I’ll still be barracking for ya no matter where I end up, Ben Hudson. If I had that bit more height, that lot more everything, I might have been you.

The best underdog in the AFL, easy.

 

Thanks for saying g’day to me.

Very Brisbane!

Comments

  1. Big bastard retires leaving us with no ruck men worthy of playing for the doggies then comes outta retirement to play for those pricks in Queensland!! Bastard!!! But good luck all the same. Break a leg! Haha

  2. Matt Zurbo says

    Harsh. Haha…!

  3. Andrew Weiss says

    Thanks for the article Matt. Ben will be a good pick up for Brisbane. Your article sums up what unfortunately professionalism has done to the AFL. Young lads bairly out of school spending more time analysisng how they played, how they should of played, how they were one millimetre out of position so for the next week they have to practice that over and over agin just so they get it right the next time, rather than enjoying what footy is all about just playing the game!!

    Time and time agian we see these players that only get their start in the AFL at the age of 24 -26 being more well rounded, more mature in thier approach about what footy is all about.

    David PArkin had it right all those years ago when he insisted that his players had to have some other interests (other than tweeting and playstation) outside the football club including studying or doing paert time work so that they were more balanced individuals.

    This is something that the AFL definitely needs to more seriously look at.

  4. love the underdog!, love the drama!

  5. Matt Zurbo says

    Yeah, Andrew, just had a morning with a very famous bloke and we discussed that. Him and Parkin were the last of the AFL coaches to have day jobs. Both insist it helped them as people and as coaches. Yet both copped flack for it. It’s a tricky one.

    Pod, Michell, Hudson, they all seem like strong individuals. Solid characters.

    But so is Sheedy, who has lived for coaching from the age of 25. So is Judd. Still, I find myself like those ‘late bloomers’!!

  6. Matt Zurbo says

    liking those late bloomers.

    Love you, #22. How is work in Africa? Teaching any locals how to kick a footy? Doing any scouting?

  7. John Harms says

    There’s a bit of Henry Lawson in you Old Dog.

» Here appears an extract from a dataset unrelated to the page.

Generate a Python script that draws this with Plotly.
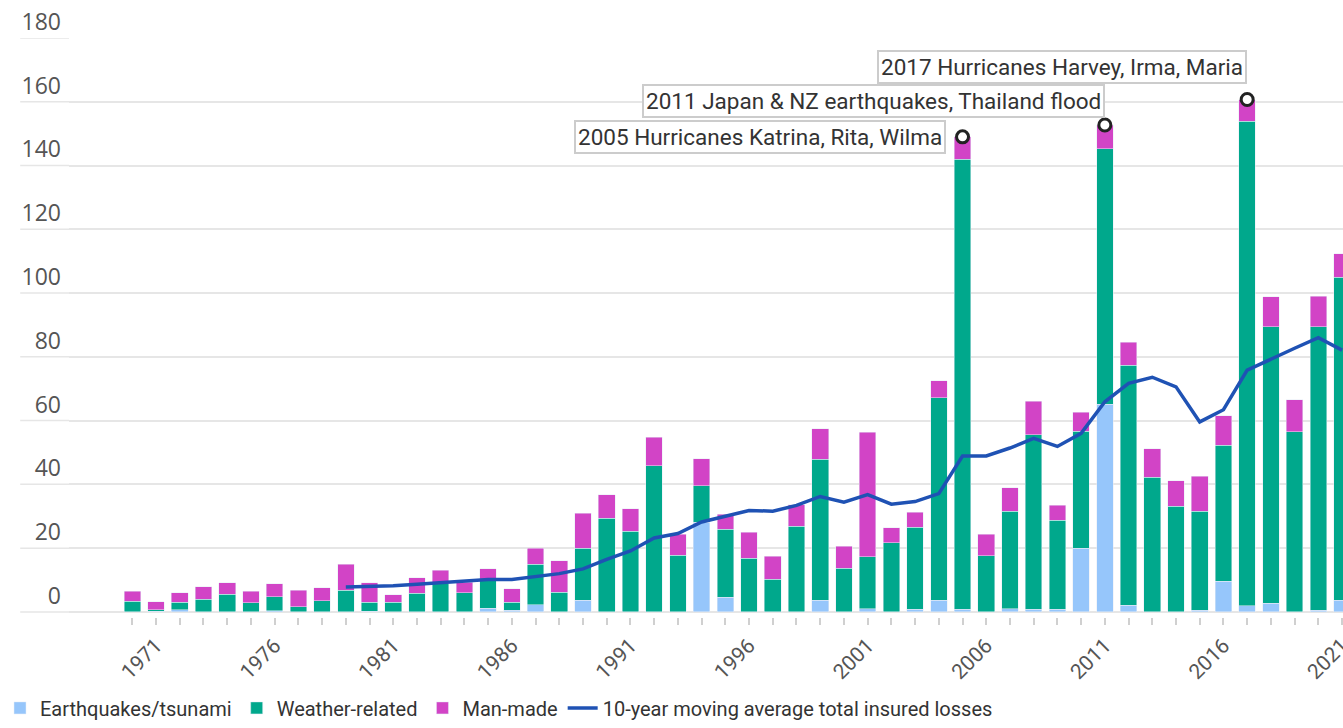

  8. Zurbs your quote “One of the simple joys of last year, for me, of conceding to the Twos, was to sit in the bird-shit-stained, stripped bare wooden shed with half the team, boots off, still in our footy gear, taking out time, talking shit, as if we had all the time in the world, while from outside, we were framed by the echoes of the senior boys, fighting for mud and glory”

    I love it, time to dust the boots off, not that I’ll get a kick but to enjoy Hanging around the sheds, bringing the little one along and getting back to the grass roots of footy that we all enjoy!!

  9. Matt Zurbo says

    Thanks John! Will read some of his stuff!

    DUCKO!!! Me ol’ China!! You would be a welcome addition to ANY team! One bloke who ALWAYS knew what footy should be about. Your kid, too, will love it, too!!!
    (but I absolve myself from blame for any injuries!)

  10. Peter Baulderstone says

    Love your stuff, Matt. I reckon John is on to something with the Lawson reference.
    Reckon you should start with “The Loaded Dog”. Great story, and something about it reminds me of you.
    I reckon your stuff should be in the Age or the Oz. Chuck out Mia Freedman or old Phil Adams. Give Zurbo the page. More wisdom for a wider audience than Phil and Mia combined. Just worried that success might ruin you. But it would be worth finding out.

  11. Thanks for your great article I love to hear about my son!!!

  12. I’m a big Hudson fan, even though he played for those half baked Crows.
    That big grin, wonderful.
    Great to see a sense of perspective.
    That feeling you describe about sitting around in the sheds, talking shit, after a game – that’s why I keep doing it. Last out of the rooms, always. It doesn’t last forever. Grab as much of it as you can.

  13. Brandon Erceg says

    I’m new to the website and this is the first post/comment I’ve made. My uncle, another almanacker, referred me to your article. I really enjoyed it. Being a young, passionate footy fan who’s currenty no longer playing due to personal circumstances, much of it due o the pressures and professionalism of the ‘system’ these days, it was really refreshing to read your article and how it really is about the pure love of the game and passion for the game which has gone missing and is hidden by how professional it all is and how professionally run clubs are these days.
    Jono Brown has always been one of my favourites and you couldn’t be more right about him. He’s a pure footballer and he takes footy and represents right back to its grassroots despite being in such a professional environment. The same with Ben Hudson and it was really interesting to read bout your experience with him. He’s one of those players a lot of people might love to hate or see as an ugly footballer, but like you I really enjoy watching him and he’s one of the modern day players and characters like Jono Brown who represent what footy’s all about in these days where everything’s so professional and serious with so much pressure on the players.
    And looking back some of my fondest memories of footy will always be celebrating 3 straight premierships from 13-15 with my junior community team and the moments immediately after and in the days and weeks after,celebrating and the mateship and all the good times that came with it.

    Again,, really enjoyed your article and hopefully a good way to get me started.

  14. Matt Zurbo says

    Erica!!!! Best reply ever!!Thank you, it was my pleasure, your son is a champion.

    44 and still playing. I agree Rob! Who are you kicking with?

  15. Matt Zurbo says

    Brandon, cheers, mate! Good on you… and your uncle!!